Kate watched them as their faces turned towards her and caught a shaft of moonlight along the path.

They were terrified.

Finally the truth broke through to Kate from some place she had buried in her mind.

Is that what Hugo had looked like in his last moments: horrified. Eyes bulging, forehead sweating?

Is this what her parents had looked like as their car lay upturned in the river, the water rising?

Is this what the monster of fate had done to everyone she loved?

The truth would not leave her alone. As she watched the girls, she realized she had believed what she had wanted to believe, because it was all she could endure. That her parents had died instantly before the car sank in the ditch. That Hugo had fought those men to the end. Shouted at them. Charmed them. Been his big, brave, confident, ebullient self till the second when he had fallen fatally, at which point he had selflessly spent his last seconds thinking of her and Jack.

Now Kate looked at the fearful au pairs.

Was this the truth? The reality. Is this what these men did to people when they caught them? Left them frantic? Gasping? Desperate for help? Their dignity stripped away like animals, begging for life.

The girls were both whimpering now. The Spanish au pair opened her bag, and scrabbled inside it.

And pulled out a mobile.

She was going to ring someone.

Alarmed, Kate tiptoed forwards till she came silently to a stop behind the tree where the girls now stood, their backs against the trunk, watching the path.

If the girl rang someone, this would be over in minutes.

‘Say him to ring the police,’ she heard the Polish girl whisper.

Seconds, even. The police would ring the rangers straight away. The rangers might do a head count and spot Jago.

Can you do it, Kate?
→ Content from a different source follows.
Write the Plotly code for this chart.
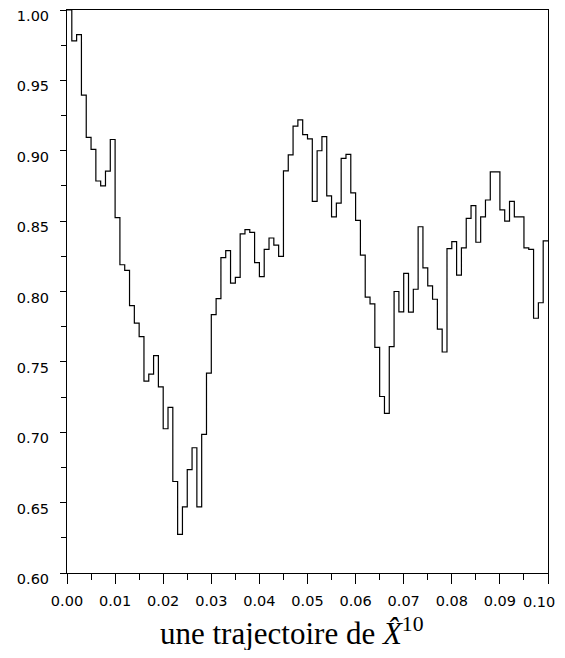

Jago’s words came back to her. Have no morals? Even just for a few moments?

She smelt the girls’ cheap perfume turning sour as it mixed with the sweat of fear.

The Spanish girl began shakily to tap numbers into her phone.

Predators have no morals.

Tap, tap, tap . . . One, two, three numbers . . .

Kate knew then what she was going to do.

Just once she was going to know what it felt like to be those men.

She began to lift her arms slowly, like a ballerina.

Tap, tap, tap . . . Four, five, six . . .

Kate continued her port de bras, until her fingers reached around the side of the tree.

No morals.

Just for a few seconds.

Kate shut her eyes, forced herself to see all the people who had hurt her family . . .

And then as the Spanish girl went to tap in the seventh number, Kate reached around the tree, sank her fingers into both the girls’ hair and yanked their heads back tightly against the tree trunk.


Aaaa-ieeeeee!

Their screams sliced through the woods like lightning.

She held them there for three seconds, then let go, shocked.